An Initial Coin Offering is an attractive way of raising money for a cryptocurrency venture because of the lack of regulation of the industry.
Traditional start-ups usually go through rigorous and laborious capital-raising processes. Only then can one even think about approaching banks or venture capitalists. You can bypass it all through the use of an Initial Coin Offering.
Initial Coin Offering – How It Works
When a cryptocurrency firm makes the decision to raise capital through an Initial Coin Offering, the process normally starts by creating a White Paper which would normally include the following:
* What the firm’s project is all about
* What project is ultimately trying to achieve upon the completion
* How much the project is going to cost
* How much “virtual money” the originator and start-up personnel will keep,
* The type of money that is accepted
* How long the ICO campaign will last
During the ICO campaign the supporters, believers, and enthusiasts of the cryptocurrency will try to purchase the firm’s “tokens” with virtual or other forms of currency.
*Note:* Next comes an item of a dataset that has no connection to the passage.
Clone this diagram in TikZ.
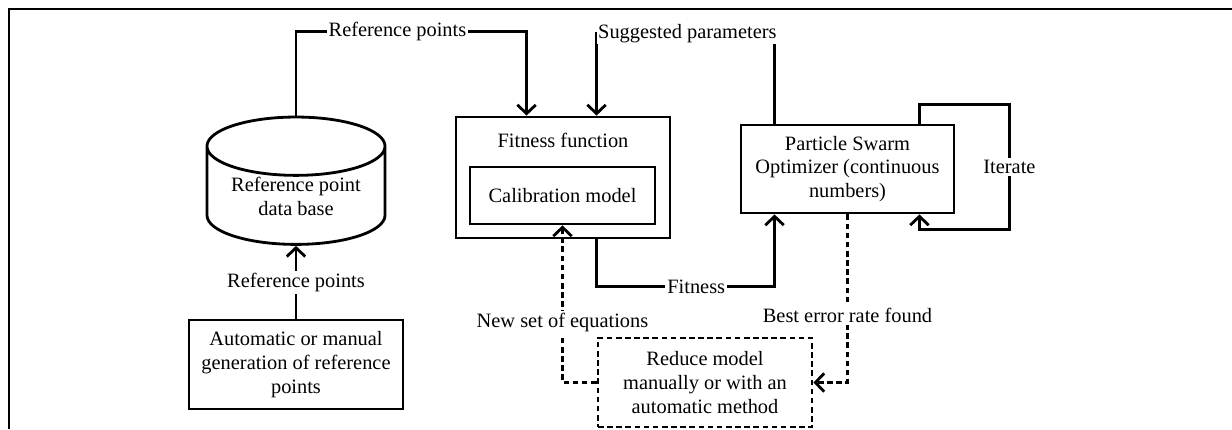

These “tokens” serve a similar purpose as stocks do in an IPO.
If the firm can meet the minimum funding requirements within the scheduled time frame then the firm will continue with the project. On the other hand, if the funding requirements fail, the money is returned and the attempt is deemed unsuccessful.
Why Initial Coin Offering Are Worth Your Time
We are not going to sugarcoat the risk factor associated with Initial Coin Offerings. In short, ICOs are risky. On the other hand, the reward can very much outweigh the risk. This is the reason why Initial Coin Offerings are gaining popularity.
Here is an example to demonstrate the scenario:
Imagine you have $10. For simplification purposes, you bought 10 coins from 10 different cryptocurrency firms during their respective ICOs. Basically, that’s $1 for one coin from each cryptocurrency firm .
Over the course of time, 9 of the 10 firms were not successful resulting in a loss of $9. That said, the last firm is a big success while the value of each “coin” is now $100.
Let’s back-up a bit. Again, you lost $9 from the other firms. However, you gained $100 on that one successful firm. That brings your total earnings, or profit, to $91 ($100 – $9).
A Real Life Example
What we illustrated above is an imaginary scenario. Hence, let’s look at a not-so-familiar story. Back in 2014, the Ethereum project was publicly and formally announced. During the Ethereum ICO, the firm raised about $18 million worth of Bitcoins. At that time, each Ethereum had a value of approximately $.40.
The Ethereum project met the minimum requirements on schedule, so it went public by 2015. By 2016, the Ethereum gained a lot of popularity and traction, which increased the value of the each Ethereum to a high of $14!
If your jaw didn’t drop, we’ll slow it down a bit. If you have invested $100 at Ethereum’s ICO, the value of your money would have reached a high of $3,500 in less than two years.
As you can see, even though the risk of Initial Coin Offerings is high, the reward is astronomically high. Thus the reason numerous investors are getting into the Initial Coin Offering market.
It’s also worth noting that since Initial Coin Offerings are largely de-regulated, it’s always possible that you can be scammed out of your money with no legal recourse. The good news is, due to the de-regulation of cryptocurrencies, you don’t need any specific qualification or requirement to buy virtual coins.
It is recommended that you only invest money you can afford to lose when investing in an ICO.